# Start of RECORDS
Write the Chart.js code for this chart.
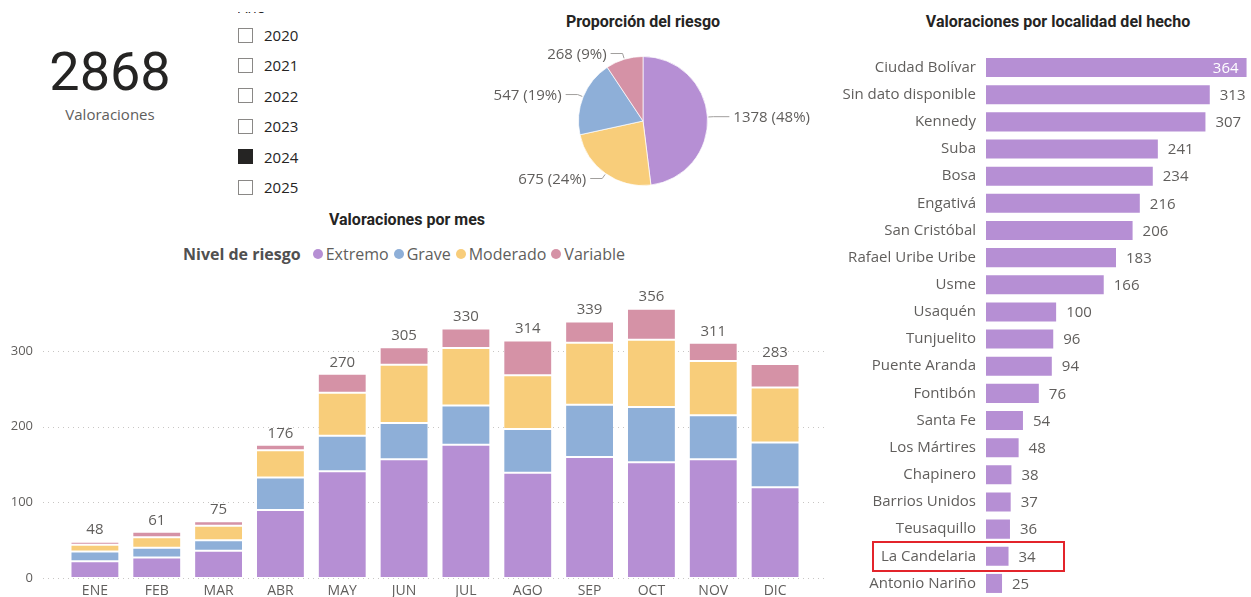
<!DOCTYPE html>
<html>
<head>
<meta charset="utf-8">
<script src="https://cdn.jsdelivr.net/npm/chart.js@4.4.1/dist/chart.umd.min.js"></script>
<style>
body{margin:0;width:1251px;height:597px;position:relative;overflow:hidden;background:#fff;font-family:'Segoe UI','Open Sans',sans-serif;color:#252423;}
.abs{position:absolute;}
.title{font-family:Roboto,sans-serif;font-weight:bold;font-size:16px;color:#252423;white-space:nowrap;}
.kpi{left:0;width:220px;text-align:center;}
.row{left:238px;height:20px;display:flex;align-items:center;font-size:15px;}
.box{width:13px;height:13px;border:1px solid #8a8886;margin-right:11px;box-sizing:content-box;}
.box.on{background:#252423;border-color:#252423;}
.legend{left:183px;top:243px;display:flex;align-items:center;font-size:16px;color:#605E5C;white-space:nowrap;}
.legend b{color:#505050;margin-right:9px;font-weight:bold;}
.dot{width:10px;height:10px;border-radius:50%;display:inline-block;margin:0 3px 0 3px;}
</style>
</head>
<body>
<!-- ========== KPI ========== -->
<div class="abs kpi" style="top:42px;font-family:Roboto,sans-serif;font-size:54px;line-height:60px;color:#252423;">2868</div>
<div class="abs kpi" style="top:104px;font-size:15px;color:#605E5C;">Valoraciones</div>

<!-- ========== Slicer ========== -->
<div class="abs" style="left:238px;top:12px;height:4px;width:60px;overflow:hidden;"><div style="position:absolute;top:-15px;font-size:15px;color:#252423;">Año</div></div>
<div id="slicer"></div>

<!-- ========== Titles ========== -->
<div class="abs title" style="left:643px;top:12px;transform:translateX(-50%);">Proporción del riesgo</div>
<div class="abs title" style="left:407px;top:210px;transform:translateX(-50%);">Valoraciones por mes</div>
<div class="abs title" style="left:1058px;top:12px;transform:translateX(-50%);">Valoraciones por localidad del hecho</div>

<div class="abs legend" id="legend"></div>

<canvas id="pieChart" class="abs" style="left:473px;top:40px;" width="340" height="162"></canvas>
<canvas id="mesChart" class="abs" style="left:0;top:283px;" width="840" height="314"></canvas>
<canvas id="locChart" class="abs" style="left:840px;top:54px;" width="411" height="543"></canvas>

<script>
// ========== Data ==========
const years=['2020','2021','2022','2023','2024','2025'];
const selectedYear='2024';

const months=['ENE','FEB','MAR','ABR','MAY','JUN','JUL','AGO','SEP','OCT','NOV','DIC'];
const extremo=[22,27,36,90,141,157,176,139,160,153,157,120];
const grave=[13,13,14,43,47,48,52,58,69,73,58,59];
const moderado=[9,14,19,36,57,77,76,71,82,89,72,73];
const variable=[4,7,6,7,25,23,26,46,28,41,24,31];
const monthTotals=[48,61,75,176,270,305,330,314,339,356,311,283];
const yTicks=[0,100,200,300];

const riesgoLabels=['Extremo','Moderado','Grave','Variable'];
const riesgoValues=[1378,675,547,268];

const localidades=['Ciudad Bolívar','Sin dato disponible','Kennedy','Suba','Bosa','Engativá','San Cristóbal','Rafael Uribe Uribe','Usme','Usaquén','Tunjuelito','Puente Aranda','Fontibón','Santa Fe','Los Mártires','Chapinero','Barrios Unidos','Teusaquillo','La Candelaria','Antonio Nariño'];
const localidadValues=[364,313,307,241,234,216,206,183,166,100,96,94,76,54,48,38,37,36,34,25];
const highlighted='La Candelaria';

const colors={Extremo:'#B68FD4',Grave:'#8EAFD8',Moderado:'#F8CD7A',Variable:'#D592A6'};
const FONT="'Segoe UI','Open Sans',sans-serif";
const GRAY='#605E5C';

// ========== Slicer & legend ==========
const slicer=document.getElementById('slicer');
years.forEach((y,i)=>{
    const r=document.createElement('div');
    r.className='abs row'; r.style.top=(25+i*30.4)+'px';
    r.innerHTML='<span class="box'+(y===selectedYear?' on':'')+'"></span>'+y;
    slicer.appendChild(r);
});
const legend=document.getElementById('legend');
legend.innerHTML='<b>Nivel de riesgo</b>'+['Extremo','Grave','Moderado','Variable']
    .map(n=>'<span class="dot" style="background:'+colors[n]+'"></span><span style="margin-right:2px">'+n+'</span>').join('');

// ========== Pie ==========
const pieLabels={
    id:'pieLabels',
    afterDatasetsDraw(chart){
        const ctx=chart.ctx, meta=chart.getDatasetMeta(0);
        const total=riesgoValues.reduce((a,b)=>a+b,0);
        ctx.save();
        ctx.font='15px '+FONT; ctx.fillStyle=GRAY; ctx.strokeStyle='#A19F9D'; ctx.lineWidth=1;
        ctx.textBaseline='middle';
        meta.data.forEach((arc,i)=>{
            const a=(arc.startAngle+arc.endAngle)/2, r=arc.outerRadius;
            const c=Math.cos(a), s=Math.sin(a);
            const x0=arc.x+c*(r+1), y0=arc.y+s*(r+1);
            const x1=arc.x+c*(r+6), y1=arc.y+s*(r+6);
            const dir=c>=0?1:-1;
            const x2=x1+dir*(Math.abs(c)>0.95?16:12);
            ctx.beginPath(); ctx.moveTo(x0,y0); ctx.lineTo(x1,y1); ctx.lineTo(x2,y1); ctx.stroke();
            ctx.textAlign=dir>0?'left':'right';
            const pct=Math.round(riesgoValues[i]/total*100);
            ctx.fillText(riesgoValues[i]+' ('+pct+'%)',x2+dir*4,y1+1);
        });
        ctx.restore();
    }
};
new Chart(document.getElementById('pieChart'),{
    type:'pie',
    data:{labels:riesgoLabels,datasets:[{data:riesgoValues,backgroundColor:riesgoLabels.map(n=>colors[n]),borderColor:'rgba(255,255,255,0.7)',borderWidth:1}]},
    options:{responsive:false,animation:false,layout:{padding:{top:16,bottom:16}},
        plugins:{legend:{display:false},tooltip:{enabled:false}}},
    plugins:[pieLabels]
});

// ========== Monthly stacked bars ==========
const dottedGrid={
    id:'dottedGrid',
    beforeDatasetsDraw(chart){
        const ctx=chart.ctx, y=chart.scales.y;
        ctx.save();
        ctx.strokeStyle='#C8C6C4'; ctx.lineWidth=1; ctx.setLineDash([1,4]);
        yTicks.forEach(v=>{
            const py=Math.round(y.getPixelForValue(v))+0.5;
            ctx.beginPath(); ctx.moveTo(43,py); ctx.lineTo(828,py); ctx.stroke();
        });
        ctx.restore();
    }
};
const totalLabels={
    id:'totalLabels',
    afterDatasetsDraw(chart){
        const ctx=chart.ctx, top=chart.getDatasetMeta(chart.data.datasets.length-1);
        ctx.save();
        ctx.font='15px '+FONT; ctx.fillStyle=GRAY; ctx.textAlign='center'; ctx.textBaseline='bottom';
        top.data.forEach((bar,i)=>ctx.fillText(monthTotals[i],bar.x,bar.y-4));
        ctx.restore();
    }
};
const noPad=s=>{s.paddingTop=0;s.paddingBottom=0;s.paddingLeft=0;s.paddingRight=0;};
const series=[['Extremo',extremo],['Grave',grave],['Moderado',moderado],['Variable',variable]];
new Chart(document.getElementById('mesChart'),{
    type:'bar',
    data:{labels:months,datasets:series.map(([n,d])=>({label:n,data:d,backgroundColor:colors[n],
        borderColor:'rgba(255,255,255,0.4)',borderWidth:1,borderSkipped:false,
        categoryPercentage:1,barPercentage:0.79}))},
    options:{responsive:false,animation:false,
        layout:{padding:{right:34}},
        plugins:{legend:{display:false},tooltip:{enabled:false}},
        scales:{
            x:{stacked:true,grid:{display:false,drawTicks:false},border:{display:false},
               ticks:{color:GRAY,font:{size:14,family:FONT},padding:5},
               afterFit:s=>{s.height=19;noPad(s);}},
            y:{stacked:true,min:0,max:390,grid:{display:false,drawTicks:false},border:{display:false},
               afterBuildTicks:s=>{s.ticks=yTicks.map(v=>({value:v}));},
               ticks:{color:GRAY,font:{size:13,family:FONT},padding:31},
               afterFit:s=>{s.width=64;noPad(s);}}
        }},
    plugins:[dottedGrid,totalLabels]
});

// ========== Localidad horizontal bars ==========
const locLabels={
    id:'locLabels',
    afterDatasetsDraw(chart){
        const ctx=chart.ctx, meta=chart.getDatasetMeta(0);
        const maxV=Math.max(...localidadValues);
        ctx.save();
        ctx.font='15px '+FONT; ctx.textBaseline='middle';
        meta.data.forEach((bar,i)=>{
            const v=localidadValues[i];
            if(v===maxV){ctx.fillStyle='#fff'; ctx.textAlign='right'; ctx.fillText(v,bar.x-9,bar.y+1);}
            else{ctx.fillStyle=GRAY; ctx.textAlign='left'; ctx.fillText(v,bar.x+9,bar.y+1);}
        });
        // highlight box
        const idx=localidades.indexOf(highlighted);
        const yc=chart.scales.y.getPixelForValue(idx);
        ctx.strokeStyle='#E3242B'; ctx.lineWidth=2;
        ctx.strokeRect(33,Math.round(yc)-14,191,29);
        ctx.restore();
    }
};
new Chart(document.getElementById('locChart'),{
    type:'bar',
    data:{labels:localidades,datasets:[{data:localidadValues,backgroundColor:colors.Extremo,
        borderColor:'rgba(255,255,255,0.4)',borderWidth:1,borderSkipped:false,
        categoryPercentage:1,barPercentage:0.775}]},
    options:{indexAxis:'y',responsive:false,animation:false,
        layout:{padding:{right:2}},
        plugins:{legend:{display:false},tooltip:{enabled:false}},
        scales:{
            x:{min:0,max:366,display:false},
            y:{grid:{display:false,drawTicks:false},border:{display:false},
               ticks:{color:GRAY,font:{size:15,family:FONT},padding:9,autoSkip:false},
               afterFit:s=>{s.width=145;noPad(s);}}
        }},
    plugins:[locLabels]
});
</script>
</body>
</html>
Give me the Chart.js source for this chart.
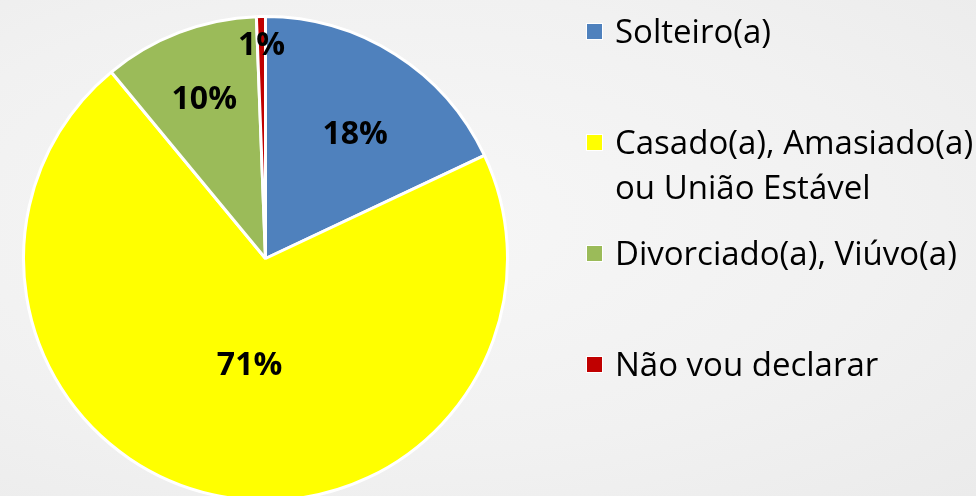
<!DOCTYPE html>
<html lang="pt-BR">
<head>
<meta charset="utf-8">
<title>Estado civil</title>
<script src="https://cdn.jsdelivr.net/npm/chart.js@4.4.1/dist/chart.umd.min.js"></script>
<style>
  html, body {
    margin: 0;
    padding: 0;
    width: 976px;
    height: 496px;
    overflow: hidden;
    background: radial-gradient(ellipse at 40% 45%, #f7f7f7 0%, #f1f1f1 60%, #ebebeb 100%);
  }
  #wrap {
    position: absolute;
    left: 0;
    top: 0;
    width: 976px;
    height: 496px;
  }
</style>
</head>
<body>
<div id="wrap"><canvas id="pieChart" width="976" height="496"></canvas></div>
<script>
// Dados do gráfico
const categorias = [
  "Solteiro(a)",
  ["Casado(a), Amasiado(a)", "ou União Estável"],
  "Divorciado(a), Viúvo(a)",
  "Não vou declarar",
];
// valores estimados pela largura das fatias (o rótulo mostra o arredondado)
const percentuais = [18.0, 71.0, 10.4, 0.6];
const cores = ["#4f81bd", "#ffff00", "#9bbb59", "#c00000"];

// Posição dos rótulos: fração do raio e ajuste de ângulo (graus)
const posRotulos = [
  { r: 0.64, da: 3 },
  { r: 0.44, da: -4 },
  { r: 0.71, da: 0 },
  { r: 0.89, da: 0 },
];

const fonteTexto = "'Open Sans', 'Noto Sans', sans-serif";

// Rótulos de porcentagem dentro das fatias
const rotulosPlugin = {
  id: "rotulos",
  afterDatasetsDraw(chart) {
    const ctx = chart.ctx;
    const meta = chart.getDatasetMeta(0);
    const size = 32;
    ctx.save();
    ctx.font = "bold " + size + "px " + fonteTexto;
    ctx.fillStyle = "#000";
    ctx.textAlign = "center";
    ctx.textBaseline = "alphabetic";
    meta.data.forEach((arc, i) => {
      const p = arc.getProps(["x", "y", "startAngle", "endAngle", "outerRadius"], true);
      const pos = posRotulos[i];
      const mid = (p.startAngle + p.endAngle) / 2 + (pos.da * Math.PI) / 180;
      const r = p.outerRadius * pos.r;
      const tx = p.x + Math.cos(mid) * r;
      const ty = p.y + Math.sin(mid) * r;
      ctx.fillText(Math.round(percentuais[i]) + "%", tx, ty + size * 0.714 / 2);
    });
    ctx.restore();
  },
};

// Legenda à direita
const legendaPlugin = {
  id: "legenda",
  afterDraw(chart) {
    const ctx = chart.ctx;
    const size = 33;
    const x0 = 586;
    const textX = 615;
    const base0 = 43;
    const passo = 111;
    const linha = 45;
    ctx.save();
    ctx.font = size + "px " + fonteTexto;
    ctx.textAlign = "left";
    ctx.textBaseline = "alphabetic";
    chart.data.labels.forEach((label, i) => {
      const base = base0 + i * passo;
      const cy = base - 11.5;
      ctx.fillStyle = "#ffffff";
      ctx.fillRect(x0, cy - 8.5, 17, 17);
      ctx.fillStyle = cores[i];
      ctx.fillRect(x0 + 1, cy - 7.5, 15, 15);
      ctx.fillStyle = "#000";
      const linhas = Array.isArray(label) ? label : [label];
      linhas.forEach((t, j) => ctx.fillText(t, textX, base + j * linha));
    });
    ctx.restore();
  },
};

new Chart(document.getElementById("pieChart"), {
  type: "pie",
  data: {
    labels: categorias,
    datasets: [
      {
        data: percentuais,
        backgroundColor: cores,
        borderColor: "#ffffff",
        borderWidth: 3,
        clip: false,
      },
    ],
  },
  options: {
    responsive: false,
    animation: false,
    radius: 242,
    layout: {
      padding: { top: 21, right: 445, left: 0, bottom: 0 },
    },
    plugins: {
      legend: { display: false },
      tooltip: { enabled: false },
    },
  },
  plugins: [rotulosPlugin, legendaPlugin],
});
</script>
</body>
</html>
# End of RECORDS
> **GIVEN REQUEST**:
Which lines include "this"? Copy each of them out.

> **IN RESPONSE**:
Write the Chart.js code for this chart.
Give me the Chart.js source for this chart.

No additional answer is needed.